• **Exercise task**
Please reproduce exactly the lines between the line holding "Convert this diagram to TikZ code." and the line holding "(12,12) -- (1139,12);", inclusive, leaving out any pictures.

• **Records**
══════
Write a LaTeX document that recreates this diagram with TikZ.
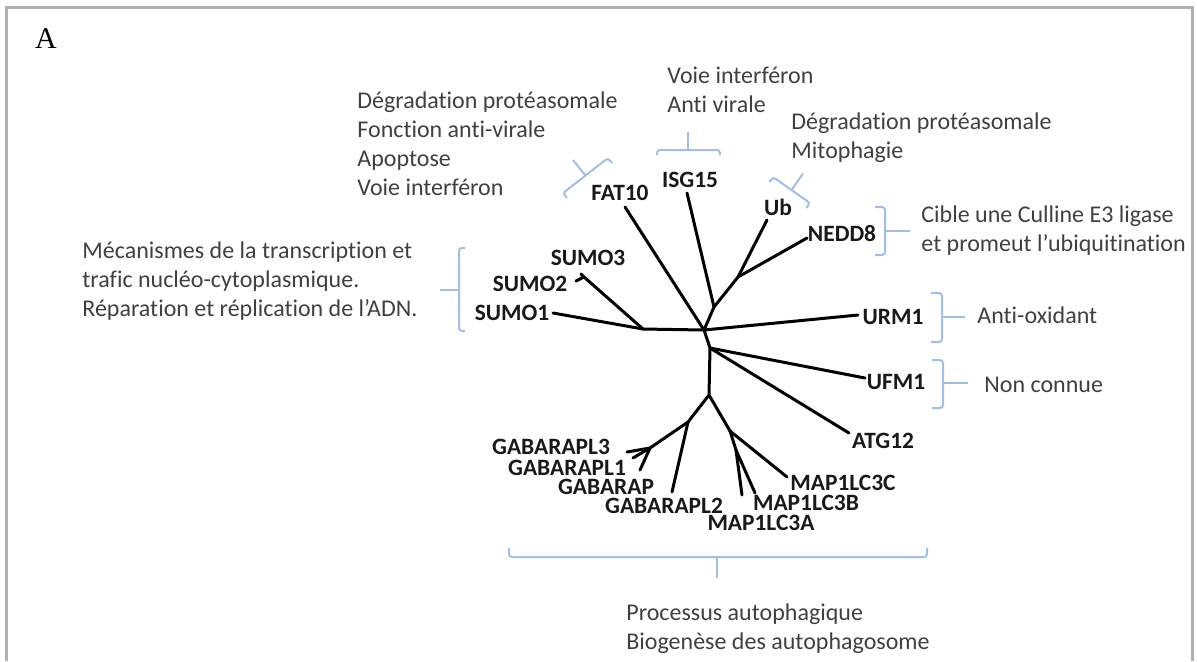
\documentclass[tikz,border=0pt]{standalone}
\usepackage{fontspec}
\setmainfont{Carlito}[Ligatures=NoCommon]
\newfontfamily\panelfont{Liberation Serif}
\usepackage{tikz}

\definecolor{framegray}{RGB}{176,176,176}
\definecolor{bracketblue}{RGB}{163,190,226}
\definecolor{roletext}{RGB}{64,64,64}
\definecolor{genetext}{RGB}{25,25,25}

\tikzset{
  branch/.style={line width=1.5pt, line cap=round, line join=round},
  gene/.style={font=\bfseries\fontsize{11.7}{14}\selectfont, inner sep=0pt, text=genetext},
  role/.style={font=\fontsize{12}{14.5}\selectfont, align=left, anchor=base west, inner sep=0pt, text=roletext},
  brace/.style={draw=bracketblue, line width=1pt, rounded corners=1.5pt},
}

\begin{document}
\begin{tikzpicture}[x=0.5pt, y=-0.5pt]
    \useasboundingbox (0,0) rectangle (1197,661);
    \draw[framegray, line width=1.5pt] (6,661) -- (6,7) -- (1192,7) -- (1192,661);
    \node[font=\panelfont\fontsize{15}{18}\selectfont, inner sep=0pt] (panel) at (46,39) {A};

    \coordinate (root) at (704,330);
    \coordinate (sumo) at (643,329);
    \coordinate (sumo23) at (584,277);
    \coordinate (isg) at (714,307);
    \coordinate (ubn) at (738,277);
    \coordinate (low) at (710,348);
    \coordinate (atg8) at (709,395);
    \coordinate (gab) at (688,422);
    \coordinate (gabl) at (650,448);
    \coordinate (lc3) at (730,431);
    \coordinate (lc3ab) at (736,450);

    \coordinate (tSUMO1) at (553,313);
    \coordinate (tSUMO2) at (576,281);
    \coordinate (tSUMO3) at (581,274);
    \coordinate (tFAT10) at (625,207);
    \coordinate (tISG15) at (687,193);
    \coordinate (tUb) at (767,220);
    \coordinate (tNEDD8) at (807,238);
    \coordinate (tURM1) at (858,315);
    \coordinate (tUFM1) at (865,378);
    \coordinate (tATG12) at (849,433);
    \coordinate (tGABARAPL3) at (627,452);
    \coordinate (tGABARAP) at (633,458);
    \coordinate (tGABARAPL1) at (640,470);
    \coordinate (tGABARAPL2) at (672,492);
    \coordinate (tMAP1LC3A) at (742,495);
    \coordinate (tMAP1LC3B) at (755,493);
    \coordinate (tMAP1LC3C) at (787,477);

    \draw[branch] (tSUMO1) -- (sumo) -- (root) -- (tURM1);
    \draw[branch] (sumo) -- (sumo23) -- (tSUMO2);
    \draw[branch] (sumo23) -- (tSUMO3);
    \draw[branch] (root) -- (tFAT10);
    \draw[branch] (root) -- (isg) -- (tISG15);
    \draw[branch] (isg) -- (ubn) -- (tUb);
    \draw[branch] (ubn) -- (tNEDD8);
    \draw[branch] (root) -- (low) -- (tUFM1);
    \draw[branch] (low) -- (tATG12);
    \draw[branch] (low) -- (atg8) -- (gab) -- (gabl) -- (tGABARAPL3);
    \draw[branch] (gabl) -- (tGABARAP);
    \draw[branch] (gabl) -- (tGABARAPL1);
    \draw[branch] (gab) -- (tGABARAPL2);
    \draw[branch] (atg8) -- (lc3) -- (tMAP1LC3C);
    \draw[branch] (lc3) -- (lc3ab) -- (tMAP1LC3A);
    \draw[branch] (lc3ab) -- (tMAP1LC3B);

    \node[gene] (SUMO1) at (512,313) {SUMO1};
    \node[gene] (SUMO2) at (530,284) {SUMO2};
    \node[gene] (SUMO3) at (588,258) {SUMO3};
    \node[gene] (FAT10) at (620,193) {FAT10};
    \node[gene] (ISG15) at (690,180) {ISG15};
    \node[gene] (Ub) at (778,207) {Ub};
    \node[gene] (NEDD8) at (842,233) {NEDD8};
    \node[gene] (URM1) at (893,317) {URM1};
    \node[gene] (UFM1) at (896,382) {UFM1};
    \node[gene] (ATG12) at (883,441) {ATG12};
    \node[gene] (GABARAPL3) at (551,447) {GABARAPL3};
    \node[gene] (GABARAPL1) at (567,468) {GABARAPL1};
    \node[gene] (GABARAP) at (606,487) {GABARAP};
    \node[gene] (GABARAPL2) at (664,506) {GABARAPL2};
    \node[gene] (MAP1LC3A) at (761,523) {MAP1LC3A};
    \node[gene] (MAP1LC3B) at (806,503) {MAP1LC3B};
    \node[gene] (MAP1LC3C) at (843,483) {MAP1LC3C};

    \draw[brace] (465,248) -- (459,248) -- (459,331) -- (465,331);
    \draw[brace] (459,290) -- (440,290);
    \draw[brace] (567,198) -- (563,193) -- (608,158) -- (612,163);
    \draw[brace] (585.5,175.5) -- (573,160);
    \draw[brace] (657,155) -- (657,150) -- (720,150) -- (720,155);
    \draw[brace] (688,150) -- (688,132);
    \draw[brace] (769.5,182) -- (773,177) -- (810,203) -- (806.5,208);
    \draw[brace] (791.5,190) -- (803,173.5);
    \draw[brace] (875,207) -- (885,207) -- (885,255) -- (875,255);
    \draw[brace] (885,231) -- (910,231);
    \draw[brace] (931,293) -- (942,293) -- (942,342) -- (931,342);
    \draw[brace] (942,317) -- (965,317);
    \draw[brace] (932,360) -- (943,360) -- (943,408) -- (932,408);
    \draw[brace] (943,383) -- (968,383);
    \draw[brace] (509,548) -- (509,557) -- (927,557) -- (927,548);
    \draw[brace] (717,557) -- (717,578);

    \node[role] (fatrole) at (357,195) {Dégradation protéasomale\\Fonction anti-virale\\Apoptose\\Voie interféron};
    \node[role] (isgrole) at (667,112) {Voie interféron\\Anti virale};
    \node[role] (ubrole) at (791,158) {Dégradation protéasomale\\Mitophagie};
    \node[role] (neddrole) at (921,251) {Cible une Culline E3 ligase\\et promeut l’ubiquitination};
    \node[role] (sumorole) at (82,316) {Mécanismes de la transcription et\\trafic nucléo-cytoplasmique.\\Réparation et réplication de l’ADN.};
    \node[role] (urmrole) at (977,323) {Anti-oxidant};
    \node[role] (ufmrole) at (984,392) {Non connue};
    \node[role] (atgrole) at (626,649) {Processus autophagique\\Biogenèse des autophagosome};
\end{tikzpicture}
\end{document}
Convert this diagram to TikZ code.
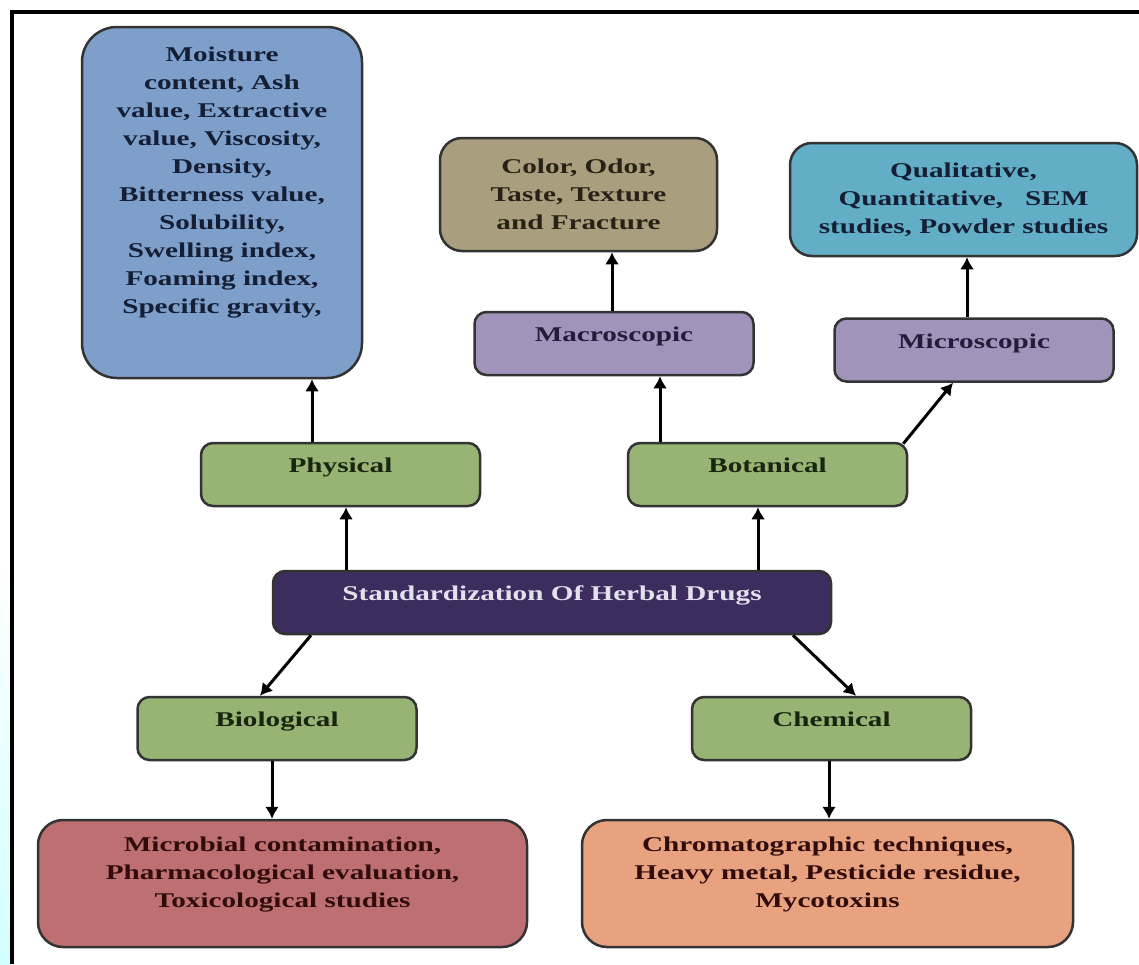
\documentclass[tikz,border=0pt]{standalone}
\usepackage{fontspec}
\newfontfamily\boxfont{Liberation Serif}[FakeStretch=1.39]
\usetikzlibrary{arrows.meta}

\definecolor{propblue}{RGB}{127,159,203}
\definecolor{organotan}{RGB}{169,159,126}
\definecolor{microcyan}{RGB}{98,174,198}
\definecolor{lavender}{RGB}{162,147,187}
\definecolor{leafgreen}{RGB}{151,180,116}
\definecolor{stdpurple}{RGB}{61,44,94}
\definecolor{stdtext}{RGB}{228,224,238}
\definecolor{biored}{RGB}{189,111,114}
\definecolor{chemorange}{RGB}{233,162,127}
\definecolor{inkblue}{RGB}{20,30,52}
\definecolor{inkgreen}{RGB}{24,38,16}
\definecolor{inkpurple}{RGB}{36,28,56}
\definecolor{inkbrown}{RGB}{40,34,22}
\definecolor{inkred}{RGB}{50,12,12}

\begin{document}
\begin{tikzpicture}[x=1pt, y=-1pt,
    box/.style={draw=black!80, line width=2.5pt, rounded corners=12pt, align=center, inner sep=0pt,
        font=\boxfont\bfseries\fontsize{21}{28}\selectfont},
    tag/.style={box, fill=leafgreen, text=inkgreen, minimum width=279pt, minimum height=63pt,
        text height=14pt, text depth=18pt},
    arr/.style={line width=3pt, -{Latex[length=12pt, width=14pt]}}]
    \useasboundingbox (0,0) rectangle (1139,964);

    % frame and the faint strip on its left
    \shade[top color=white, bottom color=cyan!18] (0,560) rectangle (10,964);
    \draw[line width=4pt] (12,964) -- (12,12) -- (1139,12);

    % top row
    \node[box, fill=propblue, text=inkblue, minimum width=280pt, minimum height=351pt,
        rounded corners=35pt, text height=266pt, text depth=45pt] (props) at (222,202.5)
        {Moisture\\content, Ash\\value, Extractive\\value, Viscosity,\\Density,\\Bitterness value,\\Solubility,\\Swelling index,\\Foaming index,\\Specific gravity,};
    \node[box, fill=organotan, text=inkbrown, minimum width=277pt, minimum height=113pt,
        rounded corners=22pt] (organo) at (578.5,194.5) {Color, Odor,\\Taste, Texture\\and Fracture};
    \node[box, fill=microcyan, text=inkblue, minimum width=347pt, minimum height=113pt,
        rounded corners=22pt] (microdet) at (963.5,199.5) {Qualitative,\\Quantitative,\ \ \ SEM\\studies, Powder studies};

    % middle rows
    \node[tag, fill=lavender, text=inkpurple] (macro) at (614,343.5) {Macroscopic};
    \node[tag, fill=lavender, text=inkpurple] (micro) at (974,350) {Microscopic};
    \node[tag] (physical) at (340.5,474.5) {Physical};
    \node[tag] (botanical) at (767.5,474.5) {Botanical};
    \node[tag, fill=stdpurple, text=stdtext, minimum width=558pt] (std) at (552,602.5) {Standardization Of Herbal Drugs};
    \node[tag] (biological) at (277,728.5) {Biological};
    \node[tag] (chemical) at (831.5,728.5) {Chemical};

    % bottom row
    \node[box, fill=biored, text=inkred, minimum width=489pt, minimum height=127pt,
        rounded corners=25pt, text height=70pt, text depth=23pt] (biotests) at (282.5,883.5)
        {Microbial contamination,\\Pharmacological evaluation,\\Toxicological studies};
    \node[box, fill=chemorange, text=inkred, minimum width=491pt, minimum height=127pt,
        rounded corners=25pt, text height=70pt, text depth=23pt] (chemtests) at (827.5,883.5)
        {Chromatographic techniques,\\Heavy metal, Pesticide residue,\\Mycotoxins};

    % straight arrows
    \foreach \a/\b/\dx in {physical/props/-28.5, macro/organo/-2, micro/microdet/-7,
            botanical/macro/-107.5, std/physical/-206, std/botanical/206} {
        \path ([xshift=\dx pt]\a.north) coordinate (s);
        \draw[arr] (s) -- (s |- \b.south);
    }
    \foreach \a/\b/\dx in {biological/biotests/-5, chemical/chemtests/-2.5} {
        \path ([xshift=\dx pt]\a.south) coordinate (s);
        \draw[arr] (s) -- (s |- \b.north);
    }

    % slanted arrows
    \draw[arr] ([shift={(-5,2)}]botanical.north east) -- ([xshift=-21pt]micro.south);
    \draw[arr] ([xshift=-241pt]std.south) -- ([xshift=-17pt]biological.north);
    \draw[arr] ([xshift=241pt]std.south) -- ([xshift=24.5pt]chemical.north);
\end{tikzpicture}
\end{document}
══════
• **Written response**
Convert this diagram to TikZ code.
\documentclass[tikz,border=0pt]{standalone}
\usepackage{fontspec}
\newfontfamily\boxfont{Liberation Serif}[FakeStretch=1.39]
\usetikzlibrary{arrows.meta}

\definecolor{propblue}{RGB}{127,159,203}
\definecolor{organotan}{RGB}{169,159,126}
\definecolor{microcyan}{RGB}{98,174,198}
\definecolor{lavender}{RGB}{162,147,187}
\definecolor{leafgreen}{RGB}{151,180,116}
\definecolor{stdpurple}{RGB}{61,44,94}
\definecolor{stdtext}{RGB}{228,224,238}
\definecolor{biored}{RGB}{189,111,114}
\definecolor{chemorange}{RGB}{233,162,127}
\definecolor{inkblue}{RGB}{20,30,52}
\definecolor{inkgreen}{RGB}{24,38,16}
\definecolor{inkpurple}{RGB}{36,28,56}
\definecolor{inkbrown}{RGB}{40,34,22}
\definecolor{inkred}{RGB}{50,12,12}

\begin{document}
\begin{tikzpicture}[x=1pt, y=-1pt,
    box/.style={draw=black!80, line width=2.5pt, rounded corners=12pt, align=center, inner sep=0pt,
        font=\boxfont\bfseries\fontsize{21}{28}\selectfont},
    tag/.style={box, fill=leafgreen, text=inkgreen, minimum width=279pt, minimum height=63pt,
        text height=14pt, text depth=18pt},
    arr/.style={line width=3pt, -{Latex[length=12pt, width=14pt]}}]
    \useasboundingbox (0,0) rectangle (1139,964);

    % frame and the faint strip on its left
    \shade[top color=white, bottom color=cyan!18] (0,560) rectangle (10,964);
    \draw[line width=4pt] (12,964) -- (12,12) -- (1139,12);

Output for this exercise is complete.